A Defense of Shale Gas Opposition and the Real Value of Property
5 October 2013
Air, water and land are our environment and as such are essential for life. Man-made chemicals pollute the environment and burning fossil fuels alters the composition of the atmosphere ultimately destabilizing the earth's weather patterns. The Intergovernmental Panel on Climate Change reinforced this conclusion in their recent study released on Sept. 7th, 2013.
Some consider it hypocritical that those of us who object to further oil and gas development continue to heat our homes with oil and convey ourselves in cars that run on gas. This is disingenuous, to say the least, as we have been thoroughly indoctrinated in the oil and gas lifestyle for over a century. Surely, if the contamination and pollution caused by burning fossil fuels is now understood to be a threat to our health and the environment, we have a right to speak out and demonstrate why using them should be gradually reduced in favour of renewables.

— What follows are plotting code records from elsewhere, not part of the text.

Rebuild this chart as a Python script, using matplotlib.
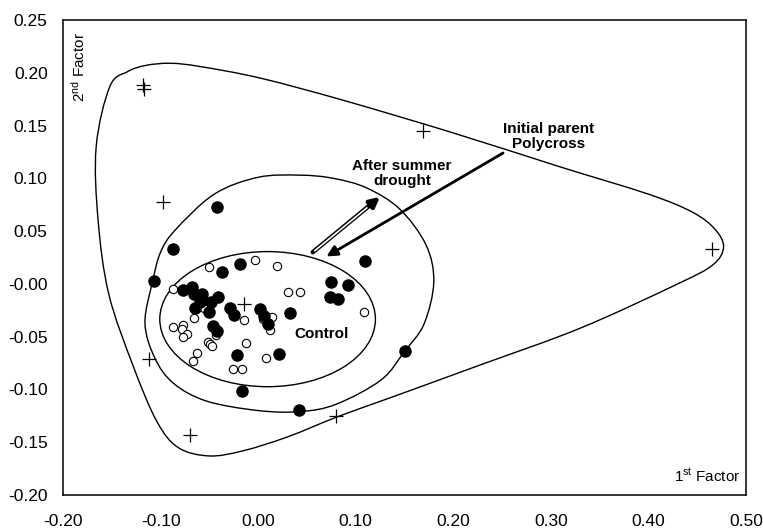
import matplotlib
matplotlib.use("Agg")
import matplotlib.pyplot as plt
import numpy as np
from matplotlib.path import Path
from matplotlib.patches import PathPatch, Ellipse

plt.rcParams["font.family"] = ["Liberation Sans", "DejaVu Sans"]
plt.rcParams["mathtext.default"] = "regular"

# factor scores: filled = after summer drought, open = control, + = initial parents
drought_x = [-0.087, -0.107, -0.042, -0.019, -0.037, -0.077, -0.068, -0.066, -0.058,
             -0.060, -0.065, -0.048, -0.041, -0.050, -0.029, -0.025, 0.002, 0.006,
             0.010, 0.033, 0.075, 0.092, 0.074, 0.082, 0.1095, 0.150, 0.021, -0.022,
             -0.017, 0.042, -0.046, -0.042]
drought_y = [0.033, 0.003, 0.073, 0.019, 0.011, -0.006, -0.003, -0.010, -0.010,
             -0.017, -0.023, -0.017, -0.012, -0.027, -0.023, -0.029, -0.024, -0.030,
             -0.038, -0.028, 0.002, -0.001, -0.012, -0.014, 0.022, -0.064, -0.066,
             -0.067, -0.101, -0.119, -0.040, -0.045]

control_x = [-0.003, -0.050, 0.019, -0.087, 0.031, 0.043, 0.108, -0.056, -0.066,
             -0.015, 0.005, 0.014, 0.012, -0.087, -0.077, -0.078, -0.073, -0.077,
             -0.043, -0.051, -0.049, -0.047, -0.012, -0.063, -0.067, -0.026, -0.017,
             0.008]
control_y = [0.023, 0.016, 0.017, -0.005, -0.008, -0.008, -0.027, -0.023, -0.032,
             -0.034, -0.033, -0.031, -0.044, -0.041, -0.039, -0.043, -0.047, -0.050,
             -0.048, -0.055, -0.057, -0.059, -0.056, -0.065, -0.073, -0.081, -0.081,
             -0.070]

parent_x = [-0.118, -0.117, 0.169, -0.098, 0.465, -0.014, -0.112, -0.070, 0.080]
parent_y = [0.188, 0.185, 0.145, 0.078, 0.033, -0.019, -0.071, -0.143, -0.125]

# group outlines
outer_x = [-0.166, -0.152, -0.134, -0.115, -0.090, -0.060, 0.002, 0.087, 0.200, 0.309,
           0.400, 0.445, 0.468, 0.477, 0.466, 0.430, 0.330, 0.227, 0.135, 0.081,
           0.030, -0.015, -0.050, -0.082, -0.104, -0.128, -0.153, -0.164]
outer_y = [0.130, 0.187, 0.201, 0.207, 0.209, 0.206, 0.195, 0.174, 0.143, 0.111,
           0.085, 0.068, 0.052, 0.035, 0.018, 0.000, -0.042, -0.077, -0.108, -0.126,
           -0.145, -0.158, -0.163, -0.155, -0.130, -0.078, -0.010, 0.060]

drought_hull_x = [-0.116, -0.108, -0.100, -0.085, -0.045, 0.000, 0.043, 0.077, 0.111,
                  0.145, 0.172, 0.180, 0.170, 0.150, 0.126, 0.080, 0.043, 0.000,
                  -0.053, -0.087, -0.106]
drought_hull_y = [-0.037, 0.003, 0.030, 0.051, 0.085, 0.101, 0.103, 0.100, 0.091,
                  0.071, 0.037, 0.002, -0.038, -0.064, -0.091, -0.114, -0.121, -0.120,
                  -0.111, -0.094, -0.070]

control_center = (0.0097, -0.0334)
control_size = (0.221, 0.128)


def closed_curve(xs, ys):
    """Closed Catmull-Rom curve through the given points as cubic Bezier segments."""
    pts = np.column_stack([xs, ys])
    n = len(pts)
    verts = [pts[0]]
    codes = [Path.MOVETO]
    for i in range(n):
        p0, p1, p2, p3 = pts[i - 1], pts[i], pts[(i + 1) % n], pts[(i + 2) % n]
        verts += [p1 + (p2 - p0) / 6, p2 - (p3 - p1) / 6, p2]
        codes += [Path.CURVE4] * 3
    return Path(verts, codes)


fig = plt.figure(figsize=(7.63, 5.30), dpi=100)
ax = fig.add_axes([63 / 763, 35 / 530, 683 / 763, 475 / 530])

ax.add_patch(PathPatch(closed_curve(outer_x, outer_y), fill=False, lw=1.0, ec="black"))
ax.add_patch(PathPatch(closed_curve(drought_hull_x, drought_hull_y), fill=False, lw=1.0,
                       ec="black"))
ax.add_patch(Ellipse(control_center, *control_size, fill=False, lw=1.0, ec="black"))

ax.plot(control_x, control_y, "o", ms=6, mfc="white", mec="black", mew=0.8)
ax.plot(drought_x, drought_y, "o", ms=8, mfc="black", mec="black")
ax.plot(parent_x, parent_y, "+", ms=10, mew=0.9, color="black")

# initial parents -> drought
ax.annotate("", xy=(0.070, 0.026), xytext=(0.251, 0.124),
            arrowprops=dict(arrowstyle="-|>", lw=2.0, color="black", mutation_scale=16,
                            shrinkA=0, shrinkB=0))
# control -> drought (hollow shaft)
ax.annotate("", xy=(0.125, 0.0825), xytext=(0.056, 0.030),
            arrowprops=dict(arrowstyle="-|>", lw=3.2, color="black", mutation_scale=14,
                            shrinkA=0, shrinkB=0))
ax.plot([0.0575, 0.112], [0.031, 0.0725], color="white", lw=1.2, solid_capstyle="butt",
        zorder=5)

ax.text(0.298, 0.140, "Initial parent\nPolycross", ha="center", va="center",
        fontsize=11, fontweight="bold", linespacing=1.1)
ax.text(0.1475, 0.105, "After summer\ndrought", ha="center", va="center",
        fontsize=11, fontweight="bold", linespacing=1.1)
ax.text(0.0655, -0.047, "Control", ha="center", va="center", fontsize=11,
        fontweight="bold")
ax.text(0.494, -0.187, "1$^{st}$ Factor", ha="right", va="baseline", fontsize=11)
ax.text(-0.1836, 0.239, "2$^{nd}$ Factor", ha="center", va="top", rotation=90,
        fontsize=11)

ax.set_xlim(-0.2, 0.5)
ax.set_ylim(-0.2, 0.25)
ax.set_xticks(np.arange(-0.2, 0.51, 0.1))
ax.set_yticks(np.arange(-0.2, 0.26, 0.05))
ax.xaxis.set_major_formatter(matplotlib.ticker.FormatStrFormatter("%.2f"))
ax.yaxis.set_major_formatter(matplotlib.ticker.FormatStrFormatter("%.2f"))
ax.tick_params(length=0, labelsize=12.5)
ax.tick_params(axis="x", pad=14)
ax.tick_params(axis="y", pad=11)
for side in ax.spines.values():
    side.set_linewidth(1.1)

fig.savefig("out.png", dpi=100)
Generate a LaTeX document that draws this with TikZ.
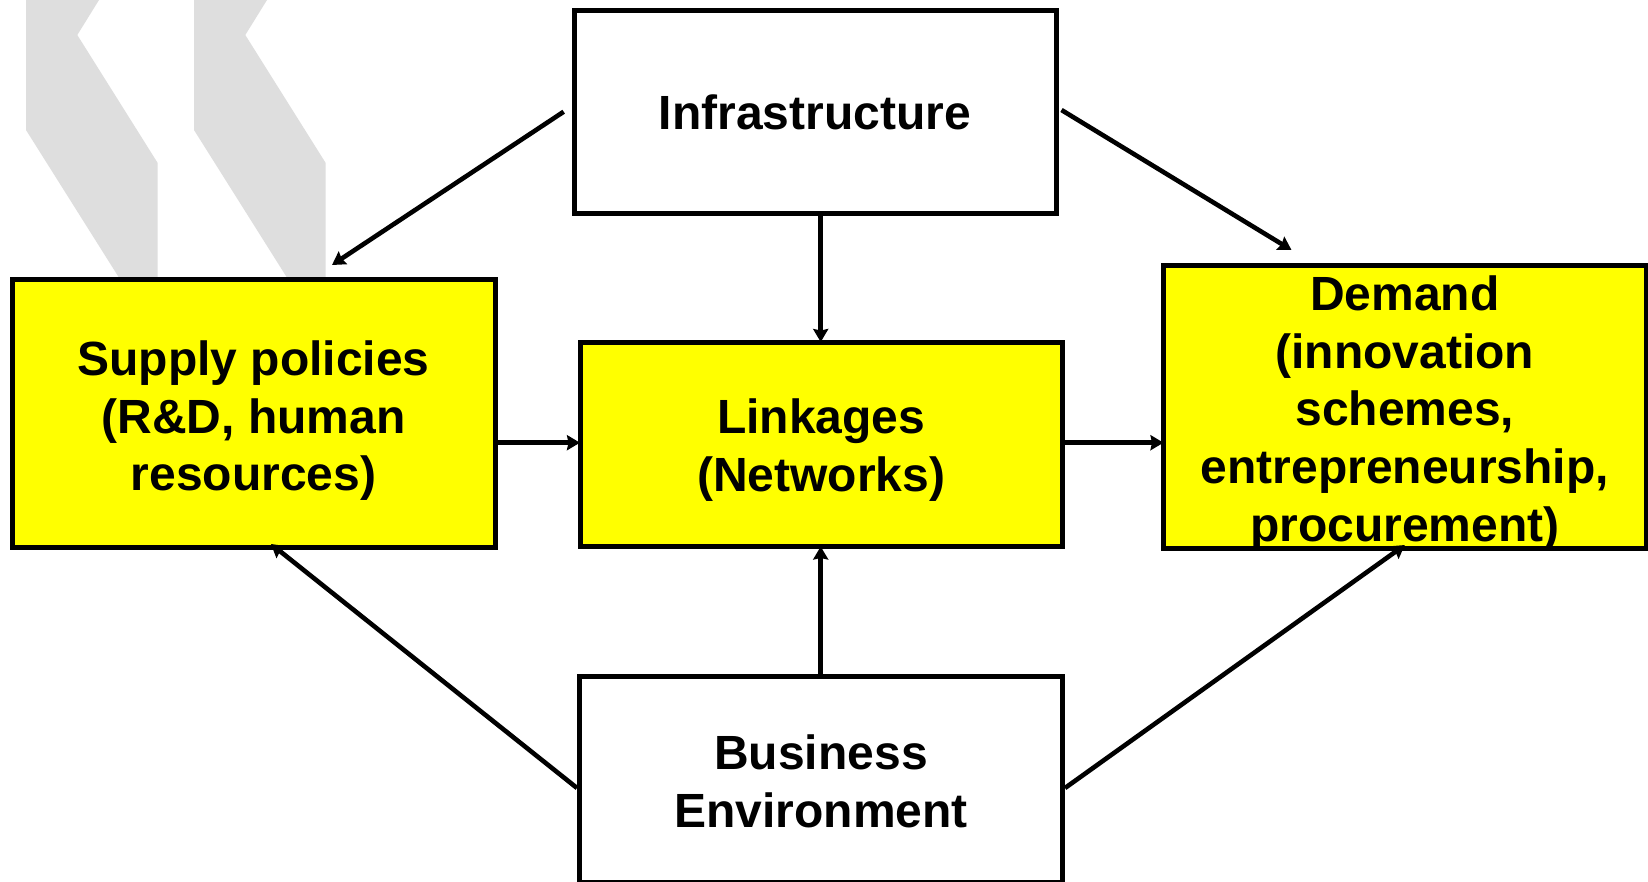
\documentclass[tikz,border=0pt]{standalone}
\usepackage{fontspec}
\setmainfont{Liberation Sans}
\usetikzlibrary{arrows.meta}
\definecolor{boxyellow}{HTML}{FFFF00}
\definecolor{wmgray}{HTML}{DEDEDE}
\tikzset{
  x=1pt,y=-1pt,
  box/.style={draw=black,line width=5pt,rectangle,inner sep=0pt,outer sep=0pt,align=center,
    font=\fontsize{48}{57.7}\selectfont\bfseries,anchor=center},
  whitebox/.style={box,fill=white},
  yellowbox/.style={box,fill=boxyellow},
  conn/.style={draw=black,line width=4.6pt,-{Stealth[length=13pt,width=15pt,inset=1.5pt]}},
  wm/.style={fill=wmgray,draw=none}
}
\newcommand{\boxat}[8]{% style, name, x1,y1,x2,y2, text shift, text
  \node[#1,minimum width=#5pt-#3pt,minimum height=#6pt-#4pt] (#2) at ({(#3+#5)/2},{(#4+#6)/2})
    {\raisebox{-#7pt}[\dimexpr\height-10pt\relax][\dimexpr\depth-10pt\relax]{\begin{tabular}{@{}c@{}}#8\end{tabular}}};}
\begin{document}
\begin{tikzpicture}
\useasboundingbox (0,0) rectangle (1648,881);
\fill[white] (0,0) rectangle (1648,881);
% watermark quotes
\fill[wm] (26,0) -- (99,0) -- (77.3,35) -- (157.7,163) -- (157.7,290) -- (118.6,290) -- (118.6,277) -- (26,130) -- cycle;
\fill[wm] (194,0) -- (267,0) -- (245.3,35) -- (325.7,163) -- (325.7,290) -- (286.6,290) -- (286.6,277) -- (194,130) -- cycle;
% boxes
\boxat{whitebox}{infra}{574}{10}{1056}{213.5}{6.3}{Infrastructure}
\boxat{yellowbox}{supply}{12.2}{279.5}{495}{547.5}{8}{Supply policies\\(R\&D, human\\resources)}
\boxat{yellowbox}{link}{580}{342}{1062.5}{546.5}{7}{Linkages\\(Networks)}
\boxat{yellowbox}{demand}{1163.5}{265}{1646}{548.5}{7.5}{Demand\\(innovation\\schemes,\\entrepreneurship,\\procurement)}
\boxat{whitebox}{biz}{579.5}{676.5}{1062.5}{882}{8}{Business\\Environment}
% free ends
\coordinate (a1s) at (563.7,111.7);
\coordinate (a1e) at (332,265);
\coordinate (a2s) at (1061.5,110);
\coordinate (a2e) at (1291.5,250);
\coordinate (a3s) at (577,788);
\coordinate (a3e) at (271,544);
\coordinate (a4s) at (1065,788);
\coordinate (a4e) at (1404.8,545);
\coordinate (vx) at (820.7,442.7);
% connectors
\draw[conn] (a1s) -- (a1e);
\draw[conn] (a2s) -- (a2e);
\draw[conn] (a3s) -- (a3e);
\draw[conn] (a4s) -- (a4e);
\draw[conn] (infra.south -| vx) -- (link.north -| vx);
\draw[conn] (biz.north -| vx) -- (link.south -| vx);
\draw[conn] (supply.east |- vx) -- (link.west |- vx);
\draw[conn] (link.east |- vx) -- (demand.west |- vx);
\end{tikzpicture}
\end{document}
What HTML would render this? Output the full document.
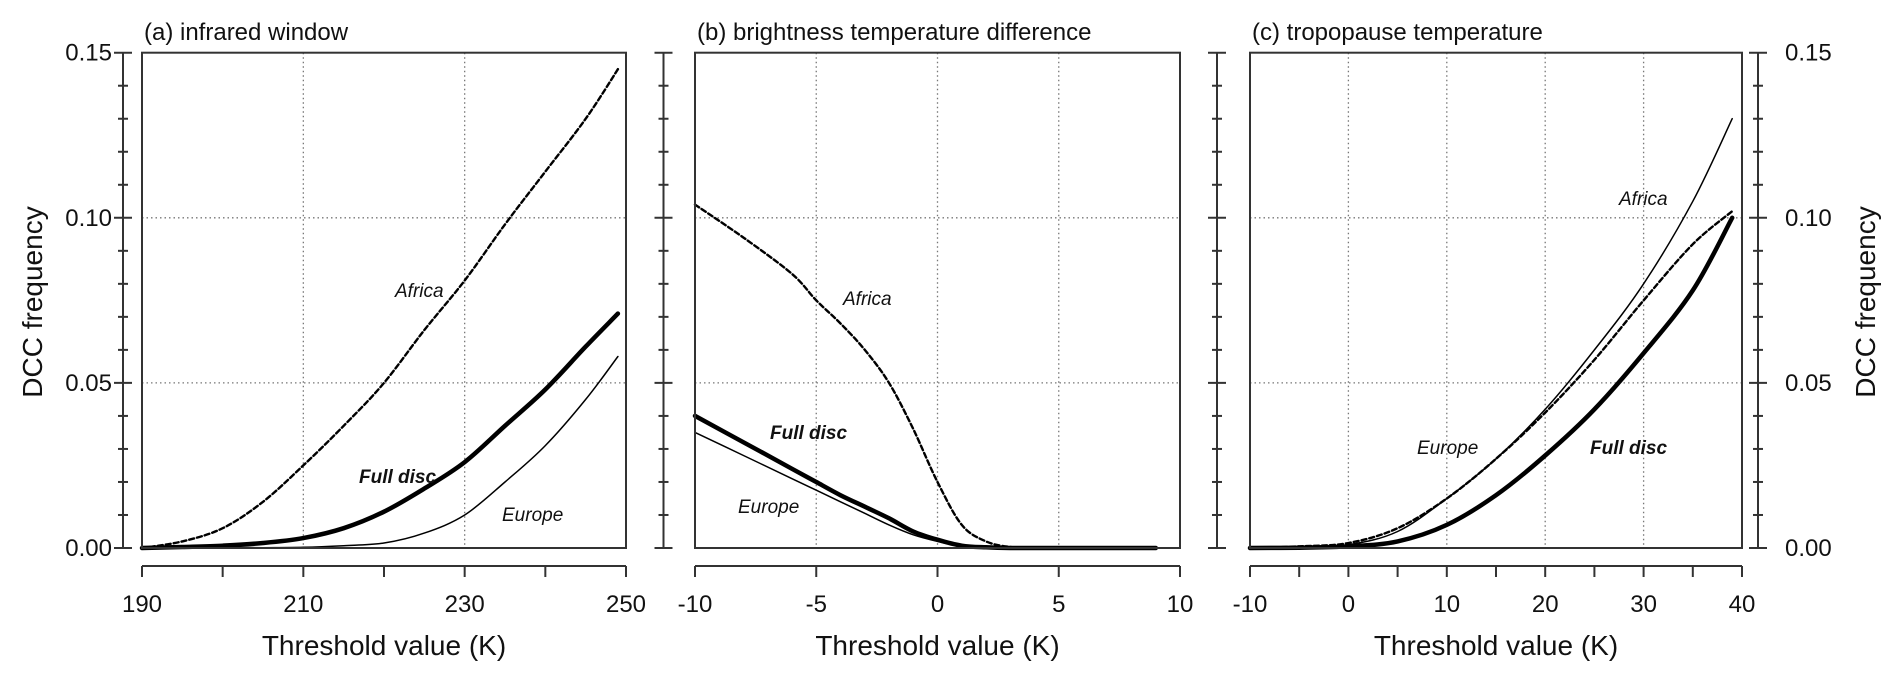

Of the three essentials for life, water and land have a monetary value. Owning the rights to water has become a hugely contentious issue and is most often viewed in a national or global context. Property, however, is personal and it defines our own little bit of the planet. Recent studies on how shale gas development affects property values emphasize the following:
- property values often increase when well pads are drilled within 2000 meters of a public water facility (piped water) while properties dependent on ground water are just as often negatively affected by local drilling, experiencing as much as a 24% decrease in the value of privately owned land.
- The issues involved in the perception of risk associated with the process of fracking include: increased traffic, deterioration of infrastructure, minor earthquakes, groundwater contamination, the visual eyesore of the well pad and the rough clearing of land, all of which reduce the aesthetic appeal and considerably affect property value.
The true value of land that is not privately owned; wetlands, park lands and agricultural lands means they have the potential to remain both a much needed habitat for animal and plant species as well as the possible means to increased agricultural production. Some of these lands have also come under the threat of fracking with recent government approval.
Many of us who live outside the three major cities in N.B. do so because we appreciate cleaner air, the luxury of privacy, a pleasant view, one's own well and the feeling that life is a little less stressful in a smaller community. Almost half of the adult population of this province (44%-CBC news report) have said no to shale gas, more often than not citing the potential for groundwater contamination as the number one reason.
Those who have decided to reject the shale gas industry in N.B., do so not because our minds are closed to any assurances that might be offered on behalf of the technology, but because we now know that communities that have been involved with fracking, have been laid waste, with high levels of environmental pollution and every indication that the process makes people sick.